## START DATA ENTRIES

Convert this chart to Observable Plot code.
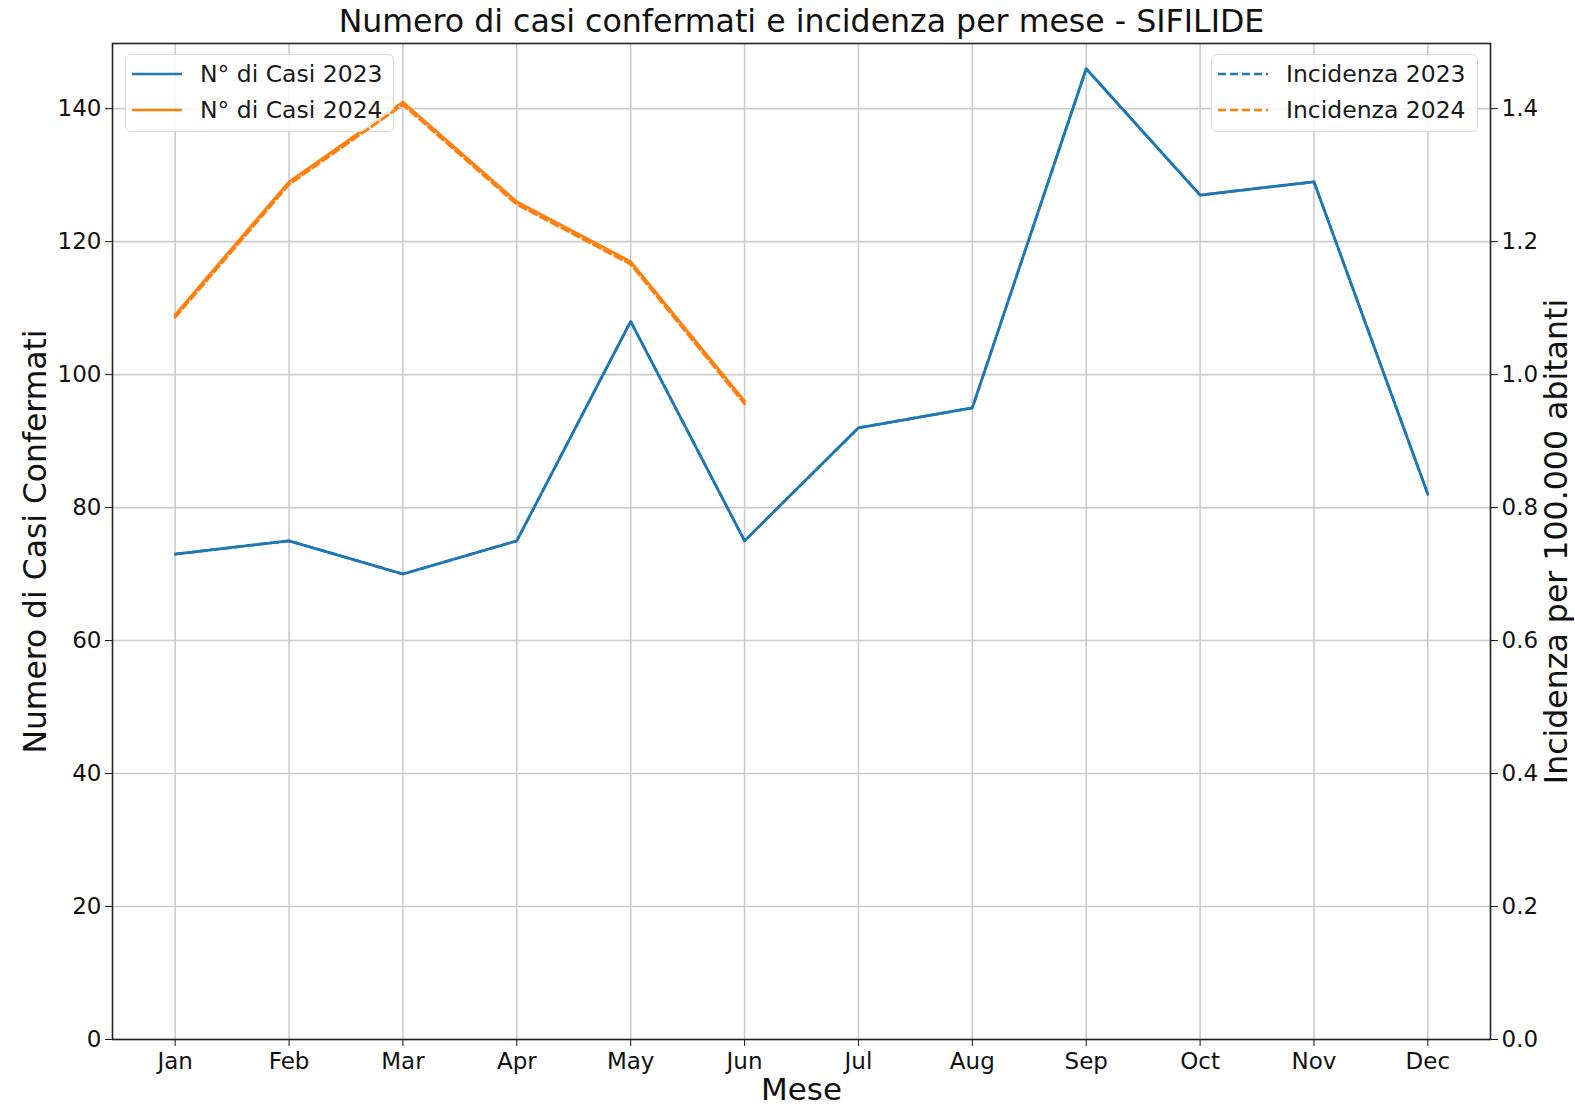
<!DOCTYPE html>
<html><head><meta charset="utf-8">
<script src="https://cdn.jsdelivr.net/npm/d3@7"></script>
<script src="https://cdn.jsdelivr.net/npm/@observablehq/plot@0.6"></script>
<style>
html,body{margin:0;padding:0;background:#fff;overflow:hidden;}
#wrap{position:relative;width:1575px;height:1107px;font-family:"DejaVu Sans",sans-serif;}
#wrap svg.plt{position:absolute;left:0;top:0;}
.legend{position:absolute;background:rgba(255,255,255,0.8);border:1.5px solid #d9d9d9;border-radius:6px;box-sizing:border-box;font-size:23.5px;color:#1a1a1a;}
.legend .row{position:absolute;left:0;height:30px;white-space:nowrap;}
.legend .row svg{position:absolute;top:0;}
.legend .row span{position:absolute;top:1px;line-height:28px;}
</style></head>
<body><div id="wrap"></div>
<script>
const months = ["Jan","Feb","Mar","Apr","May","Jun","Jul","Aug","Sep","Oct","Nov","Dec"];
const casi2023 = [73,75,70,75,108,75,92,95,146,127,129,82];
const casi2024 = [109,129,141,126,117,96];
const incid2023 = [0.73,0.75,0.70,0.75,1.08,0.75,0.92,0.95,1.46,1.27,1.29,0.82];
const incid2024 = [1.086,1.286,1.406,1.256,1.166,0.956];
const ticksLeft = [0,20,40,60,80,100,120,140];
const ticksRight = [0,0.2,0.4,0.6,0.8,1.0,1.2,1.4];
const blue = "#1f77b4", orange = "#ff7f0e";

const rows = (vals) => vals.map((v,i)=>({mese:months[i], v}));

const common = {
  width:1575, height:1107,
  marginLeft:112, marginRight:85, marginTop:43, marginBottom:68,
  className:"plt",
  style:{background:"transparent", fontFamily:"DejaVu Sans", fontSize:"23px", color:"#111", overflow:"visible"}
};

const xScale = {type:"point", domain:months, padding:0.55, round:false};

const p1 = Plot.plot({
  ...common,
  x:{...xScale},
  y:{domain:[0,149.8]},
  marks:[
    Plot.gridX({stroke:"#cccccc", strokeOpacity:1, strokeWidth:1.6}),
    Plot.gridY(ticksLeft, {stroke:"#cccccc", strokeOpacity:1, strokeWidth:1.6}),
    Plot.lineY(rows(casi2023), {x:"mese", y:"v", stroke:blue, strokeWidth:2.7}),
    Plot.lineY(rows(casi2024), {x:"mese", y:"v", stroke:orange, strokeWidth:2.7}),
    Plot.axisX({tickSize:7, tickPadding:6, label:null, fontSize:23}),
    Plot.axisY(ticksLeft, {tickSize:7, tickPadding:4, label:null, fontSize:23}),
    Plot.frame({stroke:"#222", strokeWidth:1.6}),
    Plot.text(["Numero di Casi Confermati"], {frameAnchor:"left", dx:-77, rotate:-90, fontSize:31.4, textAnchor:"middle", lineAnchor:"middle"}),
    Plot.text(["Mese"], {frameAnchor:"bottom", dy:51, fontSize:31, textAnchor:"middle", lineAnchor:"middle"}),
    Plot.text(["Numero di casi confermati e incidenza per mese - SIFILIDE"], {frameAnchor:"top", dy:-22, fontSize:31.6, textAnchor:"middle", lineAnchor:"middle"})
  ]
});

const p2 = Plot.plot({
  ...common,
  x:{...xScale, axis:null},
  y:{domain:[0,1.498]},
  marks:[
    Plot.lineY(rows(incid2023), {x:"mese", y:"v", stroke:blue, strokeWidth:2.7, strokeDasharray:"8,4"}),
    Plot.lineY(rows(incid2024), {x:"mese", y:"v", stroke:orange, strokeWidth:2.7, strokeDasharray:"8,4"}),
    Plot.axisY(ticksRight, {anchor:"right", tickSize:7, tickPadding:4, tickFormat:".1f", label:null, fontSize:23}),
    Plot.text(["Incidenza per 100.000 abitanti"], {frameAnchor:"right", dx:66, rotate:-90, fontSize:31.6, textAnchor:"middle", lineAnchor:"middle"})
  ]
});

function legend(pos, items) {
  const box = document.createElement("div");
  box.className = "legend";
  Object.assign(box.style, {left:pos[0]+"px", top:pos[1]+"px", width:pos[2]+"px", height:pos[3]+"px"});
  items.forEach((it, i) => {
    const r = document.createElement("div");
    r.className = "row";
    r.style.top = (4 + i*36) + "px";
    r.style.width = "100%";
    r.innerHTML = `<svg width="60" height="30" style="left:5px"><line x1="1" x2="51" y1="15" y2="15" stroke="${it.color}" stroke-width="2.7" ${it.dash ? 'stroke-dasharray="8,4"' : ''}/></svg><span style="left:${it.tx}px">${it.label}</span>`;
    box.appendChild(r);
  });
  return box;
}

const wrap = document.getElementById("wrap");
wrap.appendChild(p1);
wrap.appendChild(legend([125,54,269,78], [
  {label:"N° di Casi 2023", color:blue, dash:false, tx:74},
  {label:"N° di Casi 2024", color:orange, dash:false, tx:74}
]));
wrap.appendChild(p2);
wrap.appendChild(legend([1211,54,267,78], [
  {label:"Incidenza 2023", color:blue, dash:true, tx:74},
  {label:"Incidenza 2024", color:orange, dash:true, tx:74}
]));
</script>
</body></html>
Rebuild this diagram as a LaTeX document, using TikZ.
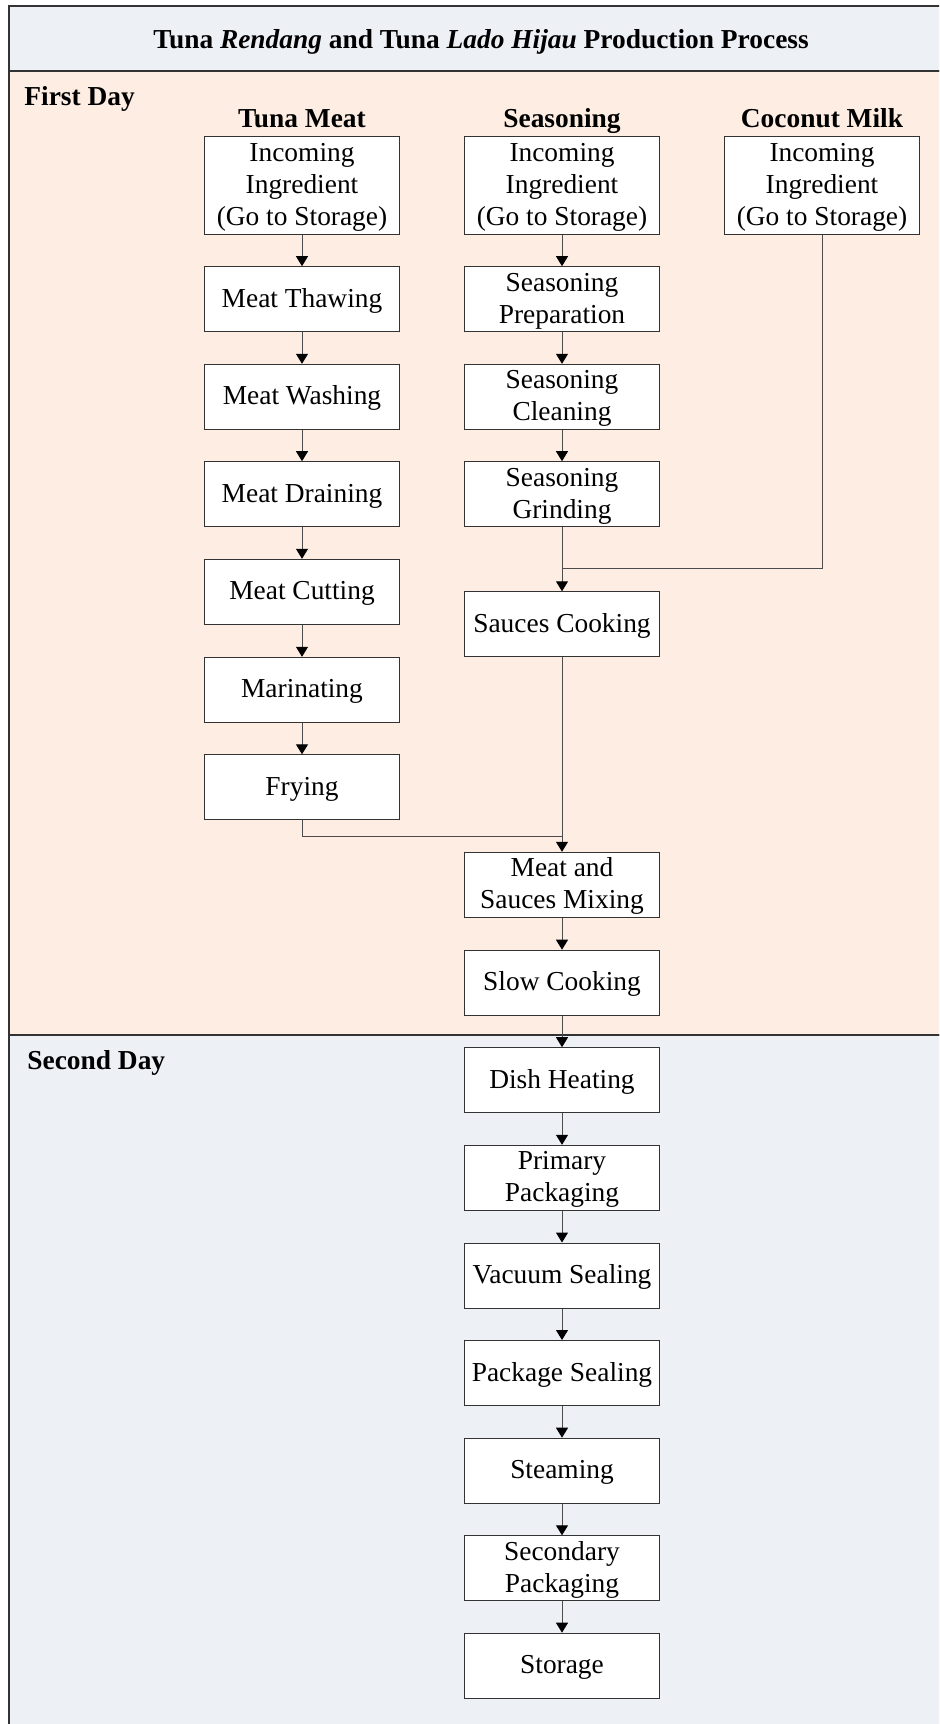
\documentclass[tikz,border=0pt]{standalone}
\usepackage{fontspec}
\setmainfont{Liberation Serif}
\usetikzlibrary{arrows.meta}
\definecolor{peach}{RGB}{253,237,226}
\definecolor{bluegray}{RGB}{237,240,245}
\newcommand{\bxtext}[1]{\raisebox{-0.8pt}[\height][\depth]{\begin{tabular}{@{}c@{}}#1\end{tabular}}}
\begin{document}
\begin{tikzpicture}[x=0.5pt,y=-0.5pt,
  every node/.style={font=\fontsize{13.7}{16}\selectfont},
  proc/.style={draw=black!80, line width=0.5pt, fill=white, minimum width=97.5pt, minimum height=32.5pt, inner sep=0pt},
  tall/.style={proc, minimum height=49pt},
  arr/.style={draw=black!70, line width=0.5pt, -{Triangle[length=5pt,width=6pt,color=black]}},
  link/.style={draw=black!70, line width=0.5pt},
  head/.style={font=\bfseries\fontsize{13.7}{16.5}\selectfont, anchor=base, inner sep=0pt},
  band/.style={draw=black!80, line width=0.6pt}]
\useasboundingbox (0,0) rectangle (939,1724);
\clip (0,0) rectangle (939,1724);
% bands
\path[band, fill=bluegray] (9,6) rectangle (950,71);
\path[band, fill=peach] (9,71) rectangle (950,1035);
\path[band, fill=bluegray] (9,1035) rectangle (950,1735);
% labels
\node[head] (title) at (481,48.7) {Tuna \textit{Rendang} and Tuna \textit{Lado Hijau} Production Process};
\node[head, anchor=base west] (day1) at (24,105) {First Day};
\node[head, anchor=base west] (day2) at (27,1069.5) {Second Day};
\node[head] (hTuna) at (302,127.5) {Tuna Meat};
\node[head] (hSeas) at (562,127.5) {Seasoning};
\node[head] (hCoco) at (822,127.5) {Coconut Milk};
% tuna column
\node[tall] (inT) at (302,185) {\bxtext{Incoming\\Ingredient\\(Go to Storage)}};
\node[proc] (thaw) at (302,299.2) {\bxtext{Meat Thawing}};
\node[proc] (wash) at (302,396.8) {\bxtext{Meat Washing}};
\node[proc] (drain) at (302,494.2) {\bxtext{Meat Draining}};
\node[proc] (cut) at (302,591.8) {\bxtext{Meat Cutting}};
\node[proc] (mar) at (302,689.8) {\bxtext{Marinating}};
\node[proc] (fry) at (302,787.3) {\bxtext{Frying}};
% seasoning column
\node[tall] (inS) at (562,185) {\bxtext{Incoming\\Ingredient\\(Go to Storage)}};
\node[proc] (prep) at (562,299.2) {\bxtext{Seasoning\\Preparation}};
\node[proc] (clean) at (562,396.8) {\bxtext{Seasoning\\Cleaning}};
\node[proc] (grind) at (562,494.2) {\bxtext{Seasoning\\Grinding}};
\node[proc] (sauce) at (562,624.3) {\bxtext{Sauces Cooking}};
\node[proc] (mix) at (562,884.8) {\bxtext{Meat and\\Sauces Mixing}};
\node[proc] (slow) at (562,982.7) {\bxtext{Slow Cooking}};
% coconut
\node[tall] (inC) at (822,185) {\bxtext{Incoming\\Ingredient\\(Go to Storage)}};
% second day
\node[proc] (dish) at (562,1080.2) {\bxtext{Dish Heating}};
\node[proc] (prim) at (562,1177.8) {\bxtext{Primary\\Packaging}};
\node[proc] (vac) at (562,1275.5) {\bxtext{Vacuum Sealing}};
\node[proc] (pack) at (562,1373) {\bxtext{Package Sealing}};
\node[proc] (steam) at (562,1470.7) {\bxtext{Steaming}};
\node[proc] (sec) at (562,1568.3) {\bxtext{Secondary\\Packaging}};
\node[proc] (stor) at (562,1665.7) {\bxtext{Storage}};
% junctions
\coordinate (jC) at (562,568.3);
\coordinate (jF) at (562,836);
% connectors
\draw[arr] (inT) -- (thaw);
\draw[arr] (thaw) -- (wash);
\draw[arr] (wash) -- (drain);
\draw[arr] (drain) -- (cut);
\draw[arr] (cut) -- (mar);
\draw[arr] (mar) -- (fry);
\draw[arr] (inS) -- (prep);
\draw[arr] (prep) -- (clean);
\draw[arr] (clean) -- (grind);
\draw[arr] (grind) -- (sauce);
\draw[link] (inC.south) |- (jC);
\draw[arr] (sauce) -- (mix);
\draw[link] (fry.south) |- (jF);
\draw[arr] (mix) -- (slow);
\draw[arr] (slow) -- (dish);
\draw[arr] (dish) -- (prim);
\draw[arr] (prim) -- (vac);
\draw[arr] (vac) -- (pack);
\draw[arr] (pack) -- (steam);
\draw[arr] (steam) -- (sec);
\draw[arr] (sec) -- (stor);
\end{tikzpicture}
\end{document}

## END DATA ENTRIES

■ PROBLEM DESCRIPTION: From the material above, gather all lines that include the string "this" and copy them.

■ EXERCISE ANSWER:
Convert this chart to Observable Plot code.
Rebuild this diagram as a LaTeX document, using TikZ.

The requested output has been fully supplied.